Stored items
## START

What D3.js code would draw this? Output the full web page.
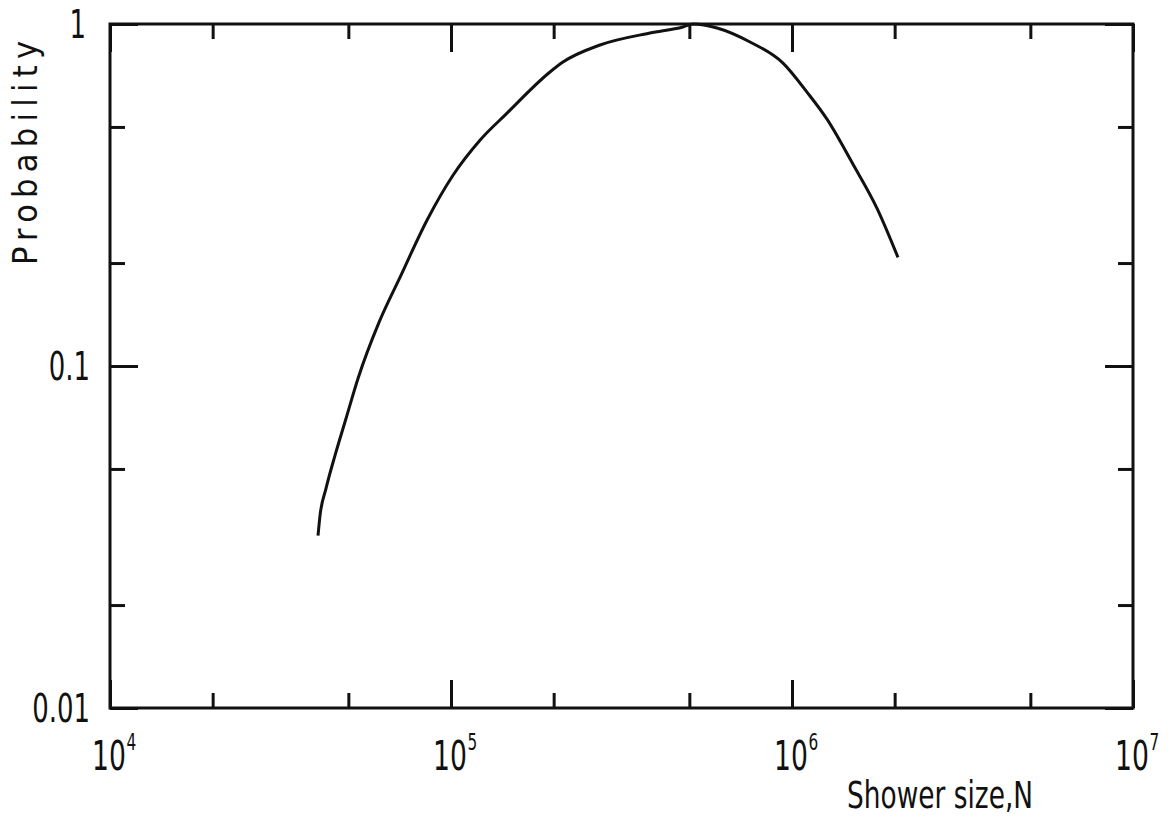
<!DOCTYPE html>
<html>
<head>
<meta charset="utf-8">
<script src="https://cdn.jsdelivr.net/npm/d3@7"></script>
<style>
  html, body { margin: 0; padding: 0; background: #fff; }
  svg { display: block; }
  .lbl { font-family: "Liberation Sans Narrow", "DejaVu Sans Condensed", "Liberation Sans", sans-serif; fill: #111; }
</style>
</head>
<body>
<svg id="chart" width="1171" height="818"></svg>
<script>
// ---- data ----
const showerSize = [40740, 41290, 42990, 45680, 49220, 53370, 61500, 70860, 85040, 101370,
                    121620, 146000, 195100, 213000, 273500, 383300, 478800, 512600, 602700,
                    753200, 941000, 1106600, 1266500, 1509800, 1775600, 2045600];
const probability = [0.0319, 0.0365, 0.0438, 0.0547, 0.0702, 0.0919, 0.1341, 0.1816, 0.2668, 0.3612,
                     0.4573, 0.5487, 0.7237, 0.7738, 0.8681, 0.9410, 0.9800, 1.0, 0.9734,
                     0.8857, 0.7687, 0.6323, 0.5270, 0.3890, 0.2891, 0.2078];

const xMajorTicks = [1e4, 1e5, 1e6, 1e7];
const xTickExponents = ["4", "5", "6", "7"];
const xMinorTicks = [2e4, 5e4, 2e5, 5e5, 2e6, 5e6];
const yMajorTicks = [0.01, 0.1, 1];
const yTickLabels = ["0.01", "0.1", "1"];
const yMinorTicks = [0.02, 0.05, 0.2, 0.5];
const xTitle = "Shower size,N";
const yTitle = "Probability";

// ---- layout ----
const L = 110, R = 1133, T = 24, B = 708;
const svg = d3.select("#chart");

const x = d3.scaleLog().domain([1e4, 1e7]).range([L, R]);
const y = d3.scaleLog().domain([0.01, 1]).range([B, T]);

const majorLen = 28, minorLen = 15;

function styleAxis(g) {
  g.select(".domain").remove();
  g.selectAll(".tick line").attr("stroke", "#111").attr("stroke-width", 3);
  g.selectAll(".tick text").remove();
}

// inward ticks on all four sides
svg.append("g").attr("transform", `translate(0,${B})`)
  .call(d3.axisBottom(x).tickValues(xMajorTicks).tickSize(-majorLen).tickFormat("")).call(styleAxis);
svg.append("g").attr("transform", `translate(0,${B})`)
  .call(d3.axisBottom(x).tickValues(xMinorTicks).tickSize(-minorLen).tickFormat("")).call(styleAxis);
svg.append("g").attr("transform", `translate(0,${T})`)
  .call(d3.axisTop(x).tickValues(xMajorTicks).tickSize(-majorLen).tickFormat("")).call(styleAxis);
svg.append("g").attr("transform", `translate(0,${T})`)
  .call(d3.axisTop(x).tickValues(xMinorTicks).tickSize(-minorLen).tickFormat("")).call(styleAxis);
svg.append("g").attr("transform", `translate(${L},0)`)
  .call(d3.axisLeft(y).tickValues(yMajorTicks).tickSize(-majorLen).tickFormat("")).call(styleAxis);
svg.append("g").attr("transform", `translate(${L},0)`)
  .call(d3.axisLeft(y).tickValues(yMinorTicks).tickSize(-minorLen).tickFormat("")).call(styleAxis);
svg.append("g").attr("transform", `translate(${R},0)`)
  .call(d3.axisRight(y).tickValues(yMajorTicks).tickSize(-majorLen).tickFormat("")).call(styleAxis);
svg.append("g").attr("transform", `translate(${R},0)`)
  .call(d3.axisRight(y).tickValues(yMinorTicks).tickSize(-minorLen).tickFormat("")).call(styleAxis);

// frame
svg.append("rect")
  .attr("x", L).attr("y", T).attr("width", R - L).attr("height", B - T)
  .attr("fill", "none").attr("stroke", "#111").attr("stroke-width", 3);

// curve
const line = d3.line()
  .x((d, i) => x(showerSize[i]))
  .y((d, i) => y(probability[i]))
  .curve(d3.curveMonotoneX);
svg.append("path")
  .datum(showerSize)
  .attr("d", line)
  .attr("fill", "none")
  .attr("stroke", "#111")
  .attr("stroke-width", 3)
  .attr("stroke-linejoin", "round")
  .attr("stroke-linecap", "butt");

// y tick labels (horizontally condensed lettering)
const squeeze = 0.74;
yMajorTicks.forEach((v, i) => {
  svg.append("g")
    .attr("transform", `translate(${i === 2 ? 86 : 90},${y(v) + 14}) scale(${squeeze},1)`)
    .append("text").attr("class", "lbl")
    .attr("text-anchor", "end")
    .attr("font-size", 39)
    .text(yTickLabels[i]);
});

// x tick labels: "10" with a superscript exponent
xMajorTicks.forEach((v, i) => {
  const g = svg.append("g")
    .attr("transform", `translate(${x(v) - 18},770) scale(${squeeze},1)`);
  const base = g.append("text").attr("class", "lbl")
    .attr("font-size", 40)
    .text("10");
  const w = base.node().getComputedTextLength();
  g.append("text").attr("class", "lbl")
    .attr("x", w + 1).attr("y", -20)
    .attr("font-size", 23)
    .text(xTickExponents[i]);
});

// axis titles
svg.append("text").attr("class", "lbl")
  .attr("x", 847).attr("y", 808)
  .attr("font-size", 37)
  .attr("textLength", 186).attr("lengthAdjust", "spacingAndGlyphs")
  .text(xTitle);

svg.append("text").attr("class", "lbl")
  .attr("transform", "translate(37,265) rotate(-90)")
  .attr("x", 0).attr("y", 0)
  .attr("font-size", 34)
  .attr("textLength", 224).attr("lengthAdjust", "spacing")
  .text(yTitle);
</script>
</body>
</html>
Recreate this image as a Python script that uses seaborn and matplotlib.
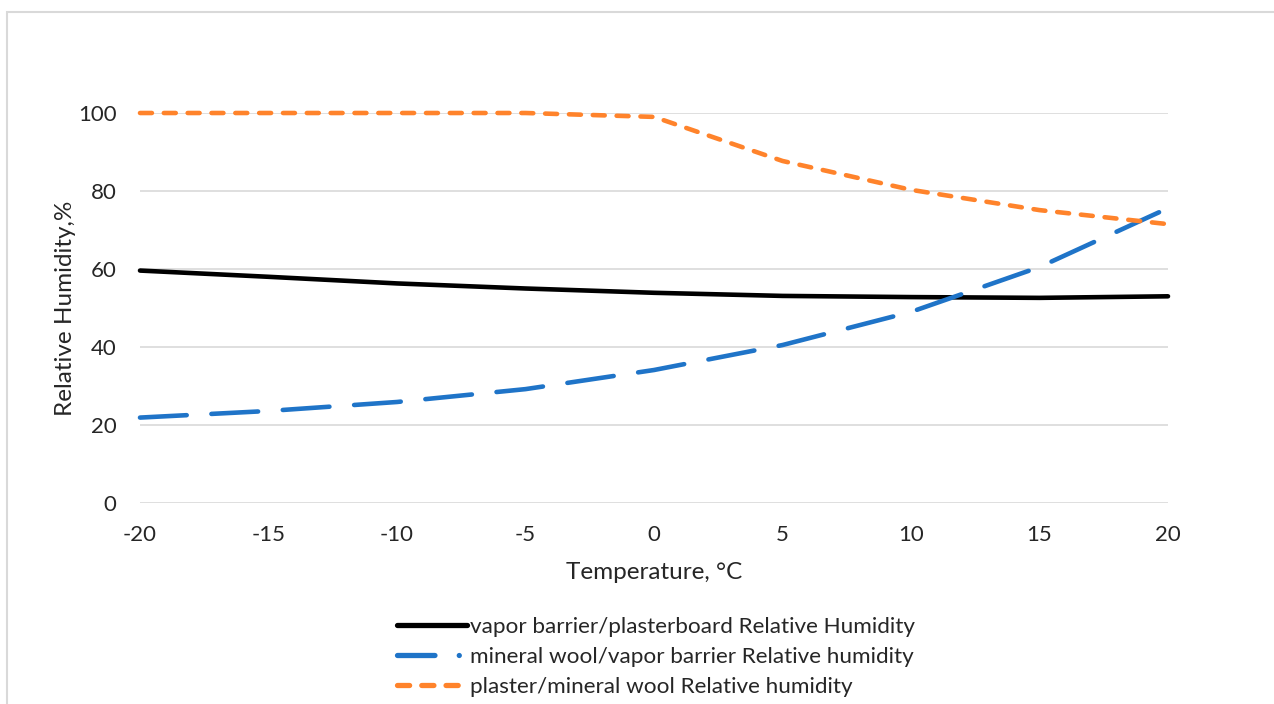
import numpy as np
import pandas as pd
import matplotlib
matplotlib.use("Agg")
import matplotlib.pyplot as plt
import seaborn as sns
from matplotlib.lines import Line2D
from matplotlib.patches import Rectangle

temperature = [-20, -15, -10, -5, 0, 5, 10, 15, 20]
vapor_barrier_plasterboard = [59.6, 58.0, 56.3, 55.0, 53.9, 53.1, 52.8, 52.6, 53.0]
mineral_wool_vapor_barrier = [21.9, 23.6, 25.9, 29.2, 34.1, 40.5, 49.0, 60.5, 75.6]
plaster_mineral_wool = [100.0, 100.0, 100.0, 100.0, 99.0, 87.7, 80.3, 75.1, 71.5]

series_names = [
    "vapor barrier/plasterboard Relative Humidity",
    "mineral wool/vapor barrier Relative humidity",
    "plaster/mineral wool Relative humidity",
]
x_ticks = [-20, -15, -10, -5, 0, 5, 10, 15, 20]
y_ticks = [0, 20, 40, 60, 80, 100]

sns.set_theme(style="white")
plt.rcParams["font.family"] = ["Lato", "DejaVu Sans"]

fig = plt.figure(figsize=(12.74, 7.04), dpi=100)
ax = fig.add_axes([140 / 1274, 1 - 503 / 704, (1168 - 140) / 1274, (503 - 113) / 704])

# chart border
fig.patches.append(Rectangle((7 / 1274, -0.01), 1.02, 1 - 12 / 704 + 0.01,
                             transform=fig.transFigure, fill=False,
                             edgecolor="#d9d9d9", linewidth=1.5, zorder=0))

df = pd.DataFrame({
    "T": temperature * 3,
    "RH": vapor_barrier_plasterboard + mineral_wool_vapor_barrier + plaster_mineral_wool,
    "series": [series_names[0]] * 9 + [series_names[1]] * 9 + [series_names[2]] * 9,
})

colors = ["#000000", "#1f74c8", "#ff832b"]
lw = 3.3
dash_styles = [None, (0, (10.2, 5.4)), (0, (2.6, 2.6))]
legend_dash_styles = [None, (0, (7.1, 4.6, 0.01, 12)), (0, (2.3, 2.3))]

sns.lineplot(data=df, x="T", y="RH", hue="series", palette=dict(zip(series_names, colors)),
             ax=ax, legend=False, linewidth=lw, sort=False)

for line, ds in zip(ax.get_lines(), dash_styles):
    line.set_solid_capstyle("round")
    line.set_dash_capstyle("round")
    line.set_clip_on(False)
    if ds is not None:
        line.set_linestyle(ds)

ax.set_xlim(-20, 20)
ax.set_ylim(0, 100)
ax.set_xticks(x_ticks)
ax.set_yticks(y_ticks)
ax.set_xticklabels([str(v) for v in x_ticks], fontsize=16)
ax.set_yticklabels([str(v) for v in y_ticks], fontsize=16)
ax.tick_params(axis="x", length=0, pad=16)
ax.tick_params(axis="y", length=0, pad=17)
ax.grid(axis="y", color="#d9d9d9", linewidth=1.2)
ax.set_axisbelow(True)
for s in ax.spines.values():
    s.set_visible(False)

ax.set_xlabel("Temperature, °C", fontsize=17.5, labelpad=12)
ax.set_ylabel("Relative Humidity,%", fontsize=17.5, labelpad=1)

handles = []
for c, ds in zip(colors, legend_dash_styles):
    h = Line2D([0], [0], color=c, linewidth=lw + 0.5, linestyle=ds if ds else "-",
               solid_capstyle="round", dash_capstyle="round")
    handles.append(h)
leg = fig.legend(handles, series_names, loc="center", bbox_to_anchor=(656 / 1274, 1 - 657 / 704),
                 ncol=1, frameon=False, fontsize=16.2, handlelength=3.1, handletextpad=0.12,
                 labelspacing=0.46)

fig.savefig("out.png", dpi=100, facecolor="white")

## END

**Set problem**
What count of lines in the listing contain the word "this"? Reply with the number only.

**Task solution**
2